We ca' her sometimes _the tane_, sometimes _the tother_.--SCOTT.


[Sidenote: An _before vowel sounds_, a _before consonant sounds_.]


173. Ordinarily _an_ is used before vowel sounds, and _a_ before

consonant sounds. Remember that a _vowel sound_ does not necessarily

mean beginning with a vowel, nor does _consonant sound_ mean

beginning with a consonant, because English spelling does not

coincide closely with the sound of words. Examples: "_a_ house," "_an_

orange," "_a_ European," "_an_ honor," "_a_ yelling crowd."


[Sidenote: An _with consonant sounds_.]


174. Many writers use _an_ before _h_, even when not silent, when

the word is not accented on the first syllable.


_An_ historian, such as we have been attempting to describe,

would indeed be an intellectual prodigy.--MACAULAY.


The Persians were _an_ heroic people like the Greeks.--BREWER.

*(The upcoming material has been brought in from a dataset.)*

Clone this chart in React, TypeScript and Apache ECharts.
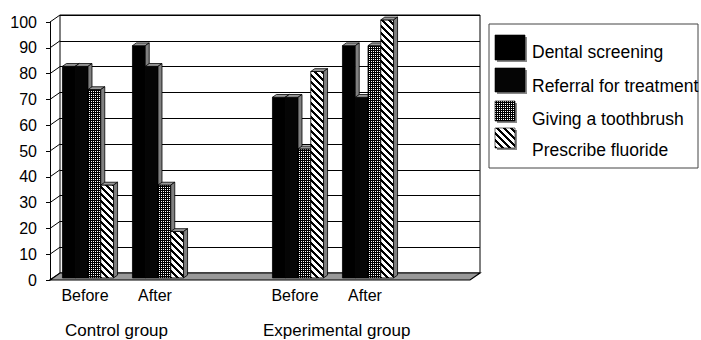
import React, { useEffect, useRef } from 'react';
import * as echarts from 'echarts';

const categories = ['Before', 'After', '', 'Before', 'After', ''];
const groupLabels = ['Control group', 'Experimental group'];
const seriesNames = ['Dental screening', 'Referral for treatment', 'Giving a toothbrush', 'Prescribe fluoride'];
const dentalScreening = [82, 90, null, 70, 90, null];
const referralForTreatment = [82, 82, null, 70, 70, null];
const givingToothbrush = [73, 36, null, 50, 90, null];
const prescribeFluoride = [36, 18, null, 80, 100, null];
const yTicks = [0, 10, 20, 30, 40, 50, 60, 70, 80, 90, 100];

const FONT = 'Liberation Sans, Arial, Helvetica, sans-serif';
const DEPTH_X = 10;
const DEPTH_Y = -7;
const FRONT = 0.3;
const BACK = 0.7;

function makeDots(): HTMLCanvasElement {
  const c = document.createElement('canvas');
  c.width = 4; c.height = 4;
  const g = c.getContext('2d')!;
  g.fillStyle = '#000'; g.fillRect(0, 0, 4, 4);
  g.fillStyle = '#fff';
  g.fillRect(1, 1, 1, 1); g.fillRect(3, 3, 1, 1); g.fillRect(1, 3, 1, 1); g.fillRect(3, 1, 1, 1);
  return c;
}

function makeStripes(): HTMLCanvasElement {
  const n = 7;
  const c = document.createElement('canvas');
  c.width = n; c.height = n;
  const g = c.getContext('2d')!;
  const img = g.createImageData(n, n);
  for (let y = 0; y < n; y++) {
    for (let x = 0; x < n; x++) {
      const k = (((x - y) % n) + n) % n;
      const v = k < 4 ? 255 : 0;
      const o = (y * n + x) * 4;
      img.data[o] = v; img.data[o + 1] = v; img.data[o + 2] = v; img.data[o + 3] = 255;
    }
  }
  g.putImageData(img, 0, 0);
  return c;
}

export default function App() {
  const ref = useRef<HTMLDivElement>(null);
  useEffect(() => {
    if (!ref.current) return;
    const chart = echarts.init(ref.current, null, { renderer: 'svg' });
    const dots = makeDots();
    const stripes = makeStripes();
    const fills: any[] = [
      '#000000',
      '#050505',
      { image: dots, repeat: 'repeat', imageWidth: 4, imageHeight: 4 },
      { image: stripes, repeat: 'repeat', imageWidth: 7, imageHeight: 7 },
    ];
    const valueSets = [dentalScreening, referralForTreatment, givingToothbrush, prescribeFluoride];

    const barSeries = valueSets.map((vals, si) => ({
      type: 'custom',
      name: seriesNames[si],
      xAxisIndex: 0,
      yAxisIndex: 0,
      z: 5 + si,
      encode: { x: 0, y: 1 },
      data: vals.map((v, i) => (v == null ? null : [i, v])).filter((d) => d != null),
      renderItem: (params: any, api: any) => {
        const idx = api.value(0);
        const v = api.value(1);
        const band = api.size([1, 0])[0];
        const groupW = band * 0.73;
        const w = groupW / 4;
        const base = api.coord([idx, 0]);
        const top = api.coord([idx, v]);
        const x0 = base[0] - groupW / 2 + si * w + DEPTH_X * FRONT;
        const yb = base[1] + DEPTH_Y * FRONT;
        const yt = top[1] + DEPTH_Y * FRONT;
        const dx = DEPTH_X * (BACK - FRONT);
        const dy = DEPTH_Y * (BACK - FRONT);
        const line = { stroke: '#000', lineWidth: 0.8 };
        return {
          type: 'group',
          children: [
            { type: 'rect', shape: { x: x0, y: yt, width: w, height: yb - yt }, style: { fill: fills[si], ...line } },
            { type: 'polygon', shape: { points: [[x0, yt], [x0 + dx, yt + dy], [x0 + w + dx, yt + dy], [x0 + w, yt]] }, style: { fill: '#9a9a9a', ...line } },
            { type: 'polygon', shape: { points: [[x0 + w, yt], [x0 + w + dx, yt + dy], [x0 + w + dx, yb + dy], [x0 + w, yb]] }, style: { fill: '#808080', ...line } },
          ],
        };
      },
    }));

    const floorSeries = {
      type: 'custom',
      name: 'floor',
      xAxisIndex: 0,
      yAxisIndex: 0,
      z: 3,
      silent: true,
      data: [[0, 0]],
      renderItem: (params: any, api: any) => {
        const cs = params.coordSys;
        const yb = cs.y + cs.height;
        return {
          type: 'polygon',
          shape: { points: [[cs.x, yb], [cs.x + cs.width, yb], [cs.x + cs.width + DEPTH_X, yb + DEPTH_Y], [cs.x + DEPTH_X, yb + DEPTH_Y]] },
          style: { fill: '#999999', stroke: '#000', lineWidth: 1.2 },
        };
      },
    };

    const sideSeries = {
      type: 'custom',
      name: 'side',
      xAxisIndex: 0,
      yAxisIndex: 0,
      z: 2,
      silent: true,
      encode: { y: 1 },
      data: yTicks.map((t) => [0, t]),
      renderItem: (params: any, api: any) => {
        const cs = params.coordSys;
        const y = api.coord([0, api.value(1)])[1];
        return {
          type: 'line',
          shape: { x1: cs.x, y1: y, x2: cs.x + DEPTH_X, y2: y + DEPTH_Y },
          style: { stroke: '#000', lineWidth: 1 },
        };
      },
    };

    const legendItems: any[] = [];
    const iconSpec = [
      { x: 495, y: 35, w: 30, h: 25, ty: 52 },
      { x: 495, y: 68, w: 30, h: 24, ty: 86 },
      { x: 495, y: 101, w: 20, h: 20, ty: 119 },
      { x: 495, y: 128, w: 20, h: 20, ty: 150 },
    ];
    iconSpec.forEach((s, i) => {
      legendItems.push({ type: 'rect', z: 11, shape: { x: s.x + 2, y: s.y + 2, width: s.w, height: s.h }, style: { fill: '#888' } });
      legendItems.push({ type: 'rect', z: 12, shape: { x: s.x, y: s.y, width: s.w, height: s.h }, style: { fill: fills[i], stroke: '#000', lineWidth: 0.6 } });
      legendItems.push({ type: 'text', z: 12, x: 532, y: s.ty, style: { text: seriesNames[i], font: `17.5px ${FONT}`, fill: '#000', verticalAlign: 'middle', align: 'left' } });
    });

    chart.setOption({
      animation: false,
      backgroundColor: '#fff',
      grid: [
        { left: 50, top: 22, width: 420, height: 258, show: false },
        { left: 60, top: 15, width: 420, height: 258, show: true, borderColor: '#000', borderWidth: 1, backgroundColor: '#fff' },
      ],
      xAxis: [
        {
          type: 'category', gridIndex: 0, data: categories,
          axisLine: { show: false }, axisTick: { show: false },
          axisLabel: { interval: 0, margin: 7, fontSize: 16, fontFamily: FONT, color: '#000' },
        },
        { type: 'value', gridIndex: 1, show: false, min: 0, max: 1 },
      ],
      yAxis: [
        {
          type: 'value', gridIndex: 0, min: 0, max: 100, interval: 10,
          axisLine: { show: true, lineStyle: { color: '#000', width: 1 } },
          axisTick: { show: true, length: 4, inside: false, lineStyle: { color: '#000' } },
          axisLabel: { margin: 13, fontSize: 16, fontFamily: FONT, color: '#000' },
          splitLine: { show: false },
        },
        {
          type: 'value', gridIndex: 1, min: 0, max: 100, interval: 10,
          axisLine: { show: false }, axisTick: { show: false }, axisLabel: { show: false },
          splitLine: { show: true, lineStyle: { color: '#000', width: 1 } },
        },
      ],
      series: [sideSeries, floorSeries, ...barSeries],
      graphic: [
        { type: 'rect', shape: { x: 489, y: 24, width: 209, height: 144 }, style: { fill: '#fff', stroke: '#444', lineWidth: 1 }, z: 10 },
        ...legendItems,
        { type: 'text', x: 65, y: 330, z: 11, style: { text: groupLabels[0], font: `17px ${FONT}`, fill: '#000', verticalAlign: 'middle' } },
        { type: 'text', x: 263, y: 330, z: 11, style: { text: groupLabels[1], font: `17px ${FONT}`, fill: '#000', verticalAlign: 'middle' } },
      ],
    });
    return () => chart.dispose();
  }, []);
  return <div ref={ref} style={{ position: 'fixed', left: 0, top: 0, width: 701, height: 340 }} />;
}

He [Rip] evinced _an_ hereditary disposition to attend to

anything else but his business.--IRVING.


_An_ habitual submission of the understanding to mere events and

images.--COLERIDGE.


_An_ hereditary tenure of these offices.--THOMAS JEFFERSON.


[Sidenote: _Definition._]


175. An article is a limiting word, not descriptive, which cannot

be used alone, but always joins to a substantive word to denote a

particular thing, or a group or class of things, or any individual of

a group or class.


[Sidenote: _Kinds._]


176. Articles are either definite or indefinite.


The is the definite article, since it points out a particular

individual, or group, or class.


An or a is the indefinite article, because it refers to any one of

a group or class of things.

An and a are different forms of the same word, the older _an_.